_REQUIRED WORK_
What lines of the data hold the string "matplotlib"? Pull each one out.

_DATA_

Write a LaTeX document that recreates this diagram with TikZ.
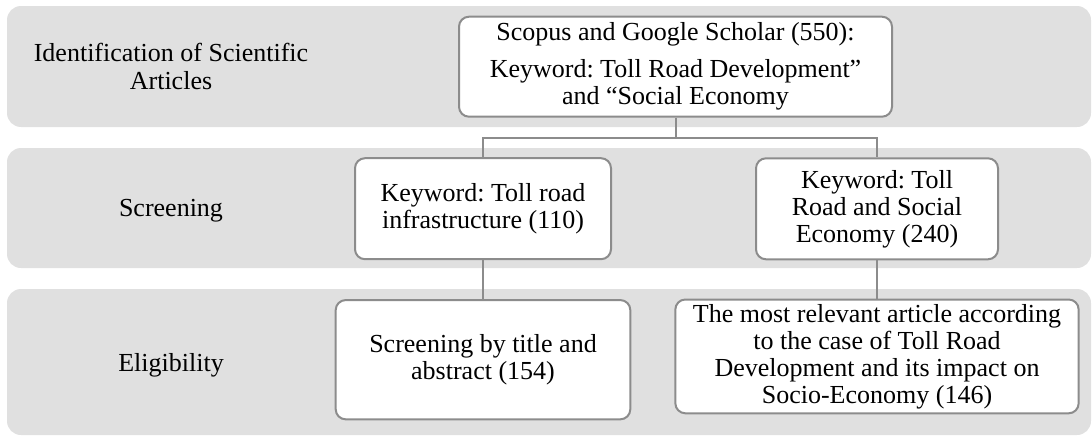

--

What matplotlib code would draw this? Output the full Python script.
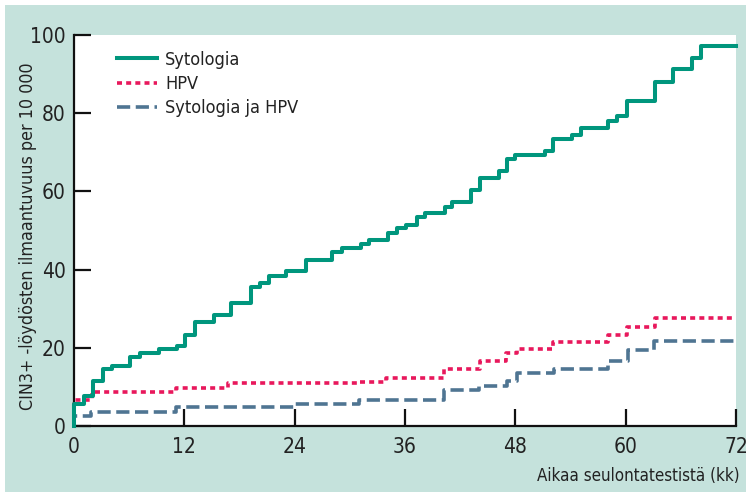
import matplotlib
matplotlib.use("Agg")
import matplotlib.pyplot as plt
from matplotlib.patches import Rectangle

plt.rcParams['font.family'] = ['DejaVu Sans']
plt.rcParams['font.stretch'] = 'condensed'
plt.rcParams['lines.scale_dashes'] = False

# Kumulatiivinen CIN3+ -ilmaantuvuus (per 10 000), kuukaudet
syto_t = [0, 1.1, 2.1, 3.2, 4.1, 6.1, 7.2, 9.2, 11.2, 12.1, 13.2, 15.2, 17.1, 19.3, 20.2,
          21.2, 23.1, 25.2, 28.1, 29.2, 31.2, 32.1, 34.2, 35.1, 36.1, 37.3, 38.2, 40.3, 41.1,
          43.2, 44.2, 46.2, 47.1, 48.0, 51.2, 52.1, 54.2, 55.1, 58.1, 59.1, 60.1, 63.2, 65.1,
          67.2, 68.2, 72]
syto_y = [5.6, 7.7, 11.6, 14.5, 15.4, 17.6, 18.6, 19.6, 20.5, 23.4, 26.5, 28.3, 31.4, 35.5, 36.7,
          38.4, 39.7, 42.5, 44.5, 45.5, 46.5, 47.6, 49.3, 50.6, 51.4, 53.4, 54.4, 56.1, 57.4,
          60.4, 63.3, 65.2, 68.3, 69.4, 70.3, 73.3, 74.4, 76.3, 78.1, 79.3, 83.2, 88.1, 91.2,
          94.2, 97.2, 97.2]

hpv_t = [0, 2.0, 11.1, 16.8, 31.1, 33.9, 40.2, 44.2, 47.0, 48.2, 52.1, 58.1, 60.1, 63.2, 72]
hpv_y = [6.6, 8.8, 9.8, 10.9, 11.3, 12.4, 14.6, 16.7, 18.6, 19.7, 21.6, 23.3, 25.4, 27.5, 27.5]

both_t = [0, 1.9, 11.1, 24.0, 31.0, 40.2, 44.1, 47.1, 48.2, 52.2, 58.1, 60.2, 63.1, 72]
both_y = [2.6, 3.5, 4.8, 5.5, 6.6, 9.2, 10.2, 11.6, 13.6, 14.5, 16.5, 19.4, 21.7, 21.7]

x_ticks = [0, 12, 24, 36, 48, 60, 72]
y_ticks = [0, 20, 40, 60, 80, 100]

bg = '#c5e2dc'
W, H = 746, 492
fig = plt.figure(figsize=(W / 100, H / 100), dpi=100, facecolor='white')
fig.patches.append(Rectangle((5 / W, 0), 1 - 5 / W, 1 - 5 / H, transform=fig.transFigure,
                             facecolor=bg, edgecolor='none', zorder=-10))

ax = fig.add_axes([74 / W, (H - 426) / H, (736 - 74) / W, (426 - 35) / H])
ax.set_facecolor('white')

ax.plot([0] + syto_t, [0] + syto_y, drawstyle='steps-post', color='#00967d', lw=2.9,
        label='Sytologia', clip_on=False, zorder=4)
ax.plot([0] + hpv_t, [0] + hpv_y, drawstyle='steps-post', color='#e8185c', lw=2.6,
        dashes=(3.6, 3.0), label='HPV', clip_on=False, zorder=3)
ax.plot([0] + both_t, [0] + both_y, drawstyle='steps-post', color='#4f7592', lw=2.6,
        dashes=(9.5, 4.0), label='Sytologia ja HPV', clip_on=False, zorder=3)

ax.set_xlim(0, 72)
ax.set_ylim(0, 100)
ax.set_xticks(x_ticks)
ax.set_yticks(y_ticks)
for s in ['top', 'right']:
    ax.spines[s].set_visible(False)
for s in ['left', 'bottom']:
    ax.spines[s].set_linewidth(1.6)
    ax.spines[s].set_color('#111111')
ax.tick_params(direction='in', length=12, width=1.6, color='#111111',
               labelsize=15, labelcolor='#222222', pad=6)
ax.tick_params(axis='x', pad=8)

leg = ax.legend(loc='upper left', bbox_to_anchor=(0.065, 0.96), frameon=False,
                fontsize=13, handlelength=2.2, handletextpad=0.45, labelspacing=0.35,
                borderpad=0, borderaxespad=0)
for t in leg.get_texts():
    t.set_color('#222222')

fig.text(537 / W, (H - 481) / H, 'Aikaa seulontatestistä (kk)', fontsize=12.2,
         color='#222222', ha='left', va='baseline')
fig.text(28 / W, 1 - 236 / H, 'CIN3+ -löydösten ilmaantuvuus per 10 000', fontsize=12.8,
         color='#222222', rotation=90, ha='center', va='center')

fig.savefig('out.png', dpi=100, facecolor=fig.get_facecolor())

==

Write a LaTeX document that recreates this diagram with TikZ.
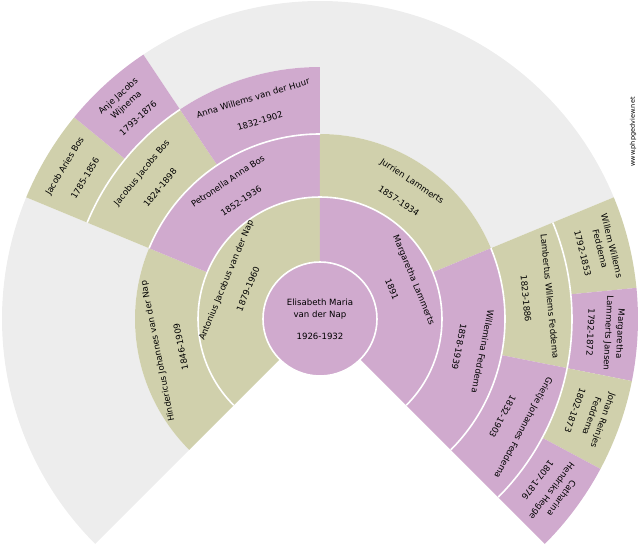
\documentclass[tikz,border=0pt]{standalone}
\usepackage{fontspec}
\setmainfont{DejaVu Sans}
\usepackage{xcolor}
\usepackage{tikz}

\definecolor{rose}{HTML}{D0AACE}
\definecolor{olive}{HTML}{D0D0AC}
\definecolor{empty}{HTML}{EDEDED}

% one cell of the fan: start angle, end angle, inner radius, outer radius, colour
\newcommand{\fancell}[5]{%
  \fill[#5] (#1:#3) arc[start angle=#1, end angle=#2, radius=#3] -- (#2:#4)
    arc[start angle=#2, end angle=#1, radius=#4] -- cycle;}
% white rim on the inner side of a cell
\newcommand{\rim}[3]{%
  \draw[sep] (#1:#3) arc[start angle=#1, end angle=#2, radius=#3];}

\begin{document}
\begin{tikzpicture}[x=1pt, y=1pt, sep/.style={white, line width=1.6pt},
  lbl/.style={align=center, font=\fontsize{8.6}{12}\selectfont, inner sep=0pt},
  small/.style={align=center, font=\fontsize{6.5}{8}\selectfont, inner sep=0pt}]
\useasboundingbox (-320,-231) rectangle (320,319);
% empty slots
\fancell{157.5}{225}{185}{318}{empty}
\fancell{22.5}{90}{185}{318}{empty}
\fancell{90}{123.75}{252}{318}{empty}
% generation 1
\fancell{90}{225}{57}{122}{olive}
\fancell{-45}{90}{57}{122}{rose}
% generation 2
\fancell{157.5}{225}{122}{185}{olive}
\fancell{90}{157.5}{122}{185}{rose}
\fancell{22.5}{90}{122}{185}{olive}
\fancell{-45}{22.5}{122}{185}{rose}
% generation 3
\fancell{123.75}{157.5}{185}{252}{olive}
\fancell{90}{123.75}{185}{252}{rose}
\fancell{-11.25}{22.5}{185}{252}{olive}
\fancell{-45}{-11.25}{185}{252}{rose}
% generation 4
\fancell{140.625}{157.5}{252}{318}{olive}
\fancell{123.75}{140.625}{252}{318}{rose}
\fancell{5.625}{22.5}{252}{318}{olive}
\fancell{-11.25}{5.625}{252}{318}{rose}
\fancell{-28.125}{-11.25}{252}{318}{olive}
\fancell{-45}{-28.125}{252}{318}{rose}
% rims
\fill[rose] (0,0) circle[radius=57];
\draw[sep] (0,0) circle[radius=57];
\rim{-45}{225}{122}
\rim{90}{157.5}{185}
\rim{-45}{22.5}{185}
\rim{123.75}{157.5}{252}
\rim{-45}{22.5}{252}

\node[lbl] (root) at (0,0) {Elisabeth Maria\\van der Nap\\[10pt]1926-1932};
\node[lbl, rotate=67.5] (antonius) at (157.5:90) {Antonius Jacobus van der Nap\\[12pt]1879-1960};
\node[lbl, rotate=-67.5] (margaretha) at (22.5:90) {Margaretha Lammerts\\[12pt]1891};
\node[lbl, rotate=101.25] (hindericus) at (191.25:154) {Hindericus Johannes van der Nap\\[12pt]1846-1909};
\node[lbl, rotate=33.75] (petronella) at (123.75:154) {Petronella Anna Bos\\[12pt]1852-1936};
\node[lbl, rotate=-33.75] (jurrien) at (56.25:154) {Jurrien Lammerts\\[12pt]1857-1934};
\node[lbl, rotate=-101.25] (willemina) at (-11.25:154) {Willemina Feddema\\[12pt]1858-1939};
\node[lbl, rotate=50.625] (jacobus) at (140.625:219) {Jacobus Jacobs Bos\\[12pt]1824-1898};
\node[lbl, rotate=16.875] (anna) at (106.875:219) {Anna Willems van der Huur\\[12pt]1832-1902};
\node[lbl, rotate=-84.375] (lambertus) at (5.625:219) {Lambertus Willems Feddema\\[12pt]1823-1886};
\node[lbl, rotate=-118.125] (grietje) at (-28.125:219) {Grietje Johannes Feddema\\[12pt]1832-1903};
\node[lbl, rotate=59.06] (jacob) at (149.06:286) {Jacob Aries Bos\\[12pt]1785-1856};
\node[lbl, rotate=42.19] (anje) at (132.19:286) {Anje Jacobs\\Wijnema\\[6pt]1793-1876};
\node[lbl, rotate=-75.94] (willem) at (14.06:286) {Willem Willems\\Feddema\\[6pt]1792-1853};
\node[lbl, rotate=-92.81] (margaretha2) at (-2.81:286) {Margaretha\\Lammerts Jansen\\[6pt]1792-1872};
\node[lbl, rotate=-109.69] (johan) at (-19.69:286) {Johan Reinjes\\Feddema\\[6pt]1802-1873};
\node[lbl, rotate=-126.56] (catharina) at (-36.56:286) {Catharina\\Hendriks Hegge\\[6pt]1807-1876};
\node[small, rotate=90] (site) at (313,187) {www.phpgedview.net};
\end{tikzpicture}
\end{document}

_TASK ANSWER_
What matplotlib code would draw this? Output the full Python script.
import matplotlib
matplotlib.use("Agg")
import matplotlib.pyplot as plt
from matplotlib.patches import Rectangle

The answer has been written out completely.